On my rough days, I'm usually frustrated with "why" can't I do it all? The world seems to think that it can be done. That a woman can be Career Woman--climbing the corporate ladder. And Wife/Mother--being that perfect housewife and doting mother who always has time to do the baking and scrubbing the baseboards. And Super Christian Woman--making sure she is helping to feed the hungry, spend an hour in prayer/Bible study every day, and encourage others in their walk with the Lord.
I ponder these things. I realize that I "could" do them all--but probably not well, and most likely my health would suffer. I come to a place of acceptance that it must not be God's will for me to do everything perfectly and then I try to focus on one thing at a time. But still I'm frustrated. I feel like there is something missing and that I constantly don't measure up.
Last year, I spent some time in a Bible study about marriage where we looked at the example of "That" woman in Proverbs 31. I would look at this woman and think, "Who IS this woman? And where does she live? What does she have that I don't, and how on earth is she doing all of this, doing it well, AND the people in her city praise her? What gives?"

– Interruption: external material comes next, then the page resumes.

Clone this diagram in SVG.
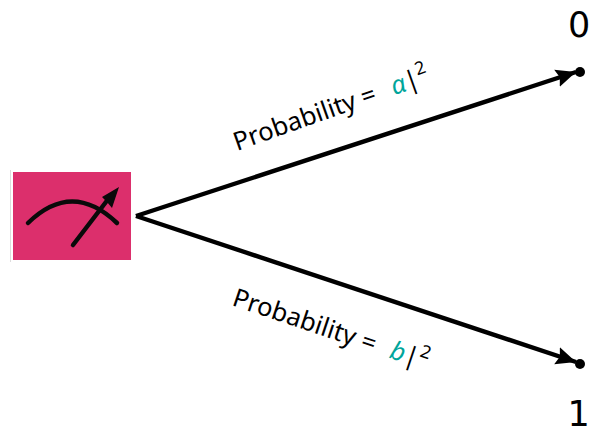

One night, the Holy Spirit gave me this revelation about the Proverbs 31 woman. He said, "You're looking at her life and thinking she is this perfect woman and does all these perfect wonderful things every day. But my intention was to show you her LIFE. Not a "day in the life," but her WHOLE life."
You see, it's a picture of seasons. In one season of her life, she selects wool and flax, working with eager hands. In another season, she considers a field and buys it; out of her earnings she plants a vineyard. In still another season, she makes coverings for her bed and is clothed in fine linen and purple. Later on, she speaks with wisdom, and faithful instruction is on her tongue. As she gets on in years, her children arise and call her blessed; her husband also, and he praises her: "Many women do noble things, but you surpass them all."
Of course, this is just my interpretation and how I feel God explaining the passage to me. But it is SO encouraging. I don't have to be under this pressure to be a perfect employee, perfect boss, perfect mother, perfect wife, perfect housekeeper, perfect Christian--all day, every day. Instead, the Lord showed me He is looking at the book of my life to find the value. Not at each individual chapter (though He sees them all). It's the process--the journey.
Every day I remind myself that without Him, I am nothing anyway. I am never great at asking for help--but I'm trying to remember how much I need Him. Am I going to fail, and have bad days and bad "chapters?" You bet. But then I think those situations might lead to something that would help me to "speak with wisdom" and give me "faithful instruction" for someone else going through that season of life.
I'm learning to like "That" woman--I hope you will, too.